No segundo eixo temático – o abuso do poder por parte das autoridades – as ações performáticas se destacam não somente por aquilo que dizem ou pela forma como são realizadas, mas também por causa do contexto no qual foram criadas: Cuba. Aqueles que estão conscientes da realidade da ilha – e não fecham os olhos diante dela – conhecem a violência do aparelho repressivo de Cuba, o qual é composto desde o conjunto de policiais até os pequenos grupos que, através de atos públicos de repúdio, castigam aqueles que são considerados contrarrevolucionários. Em Cuatro Paredes, Martiel, com o corpo imóvel numa rua da cidade de Havana, recebia spray de pimenta. Cego, ele se concentrava em caminhar e tatear o entorno de uma quadra. Muitas pessoas o seguiam como se fosse uma peregrinação. Assim, a denúncia não estava direcionada somente às autoridades repressivas, mas também tornou palpável a cegueira metafórica de um povo condenado a viver sob um controle que não permite olhar para além da realidade imposta. Contudo, a obra era também sobre a cegueira, o grito silencioso, que une milhares de pessoas através do fio “invisível” da perda de seus direitos essenciais. Em relação ao tema da violência em Cuba, há também a obra Lastre na qual, coberto de lama molhada, Martiel foi espancado com cassetetes da polícia. Na lama, permaneciam os vestígios da violência e de sua memória, da mesma forma como persistem os golpes na psique dos corpos violentados.

Vivemos num mundo onde o excesso de imagens violentas, mais do que alcançar um impacto real nos espectadores, acaba às vezes – e pela sua constante repetição – se transformando num espaço de indiferença e de hábito. Como produzir uma imagem que se distingue da informação de massa do sensacionalismo? Desde onde é possível falar para romper os limites da excessiva exposição cotidiana? No século XX, a maioria das imagens que abriram os olhos do público diante dos horrores da realidade sociopolítica, nacional e internacional, não mostravam a violência de maneira evidente. É inevitável lembrar, por exemplo, a imagem de Kim Phúc, a menina vietnamita banhada em Napalm, que foi fotografada por Nick Ut durante a guerra e que conseguiu mobilizar as manifestações antibélicas muito mais do que todas as notícias que, até então, haviam chegado do Vietnã. Fotografar as feridas em seu corpo – uma imagem aparentemente mais escandalosa – ou o momento em que os soldados a queimavam talvez não fosse tão chocante quanto a imagem do gesto devastador no seu rosto e a absoluta fragilidade do seu corpo nu.
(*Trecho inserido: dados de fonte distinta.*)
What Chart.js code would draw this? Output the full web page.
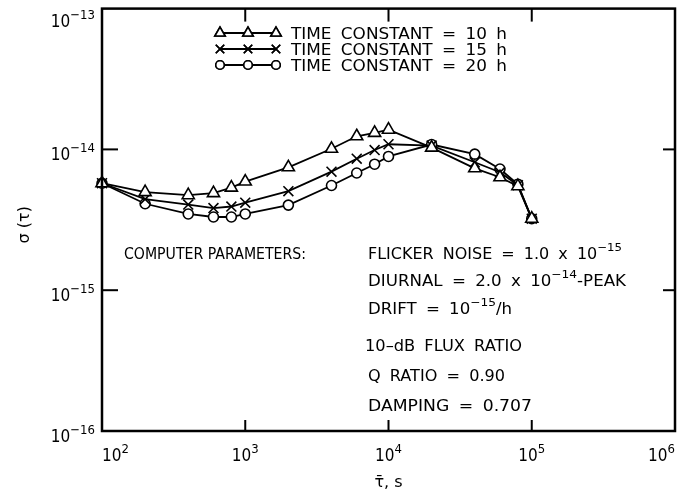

Da mesma forma, as imagens de Lewis Hine, no início do século XX, foram capazes de comover a opinião pública, resultando na criação da Lei de Proteção do Trabalho para o Menor nos Estados Unidos. Isso não se deu pelo fato de suas fotografias mostrarem explicitamente as crianças trabalhando nas fábricas, mas sim porque o seu trabalho se direcionava, de maneira inteligente, para revelar a inocência de todos esses rostos que, desde quase um século atrás, continuam nos olhando e nos interpelando desde a sua visão frontal. Os exemplos são muitos, incluindo as obras de arte contemporâneas. Isto é, existe na capacidade de sugestão muito mais peso do que aquilo que se diz abertamente, pois a sugestão brinca com a capacidade individual de conceber o horror. Isso se torna uma questão fundamental para compreender as performances de Martiel, nas quais o terrível é trabalhado sempre a partir de uma ética do silêncio, do inusitado, da entrelinha. Já sabemos que, para os bons leitores, poucas palavras bastam.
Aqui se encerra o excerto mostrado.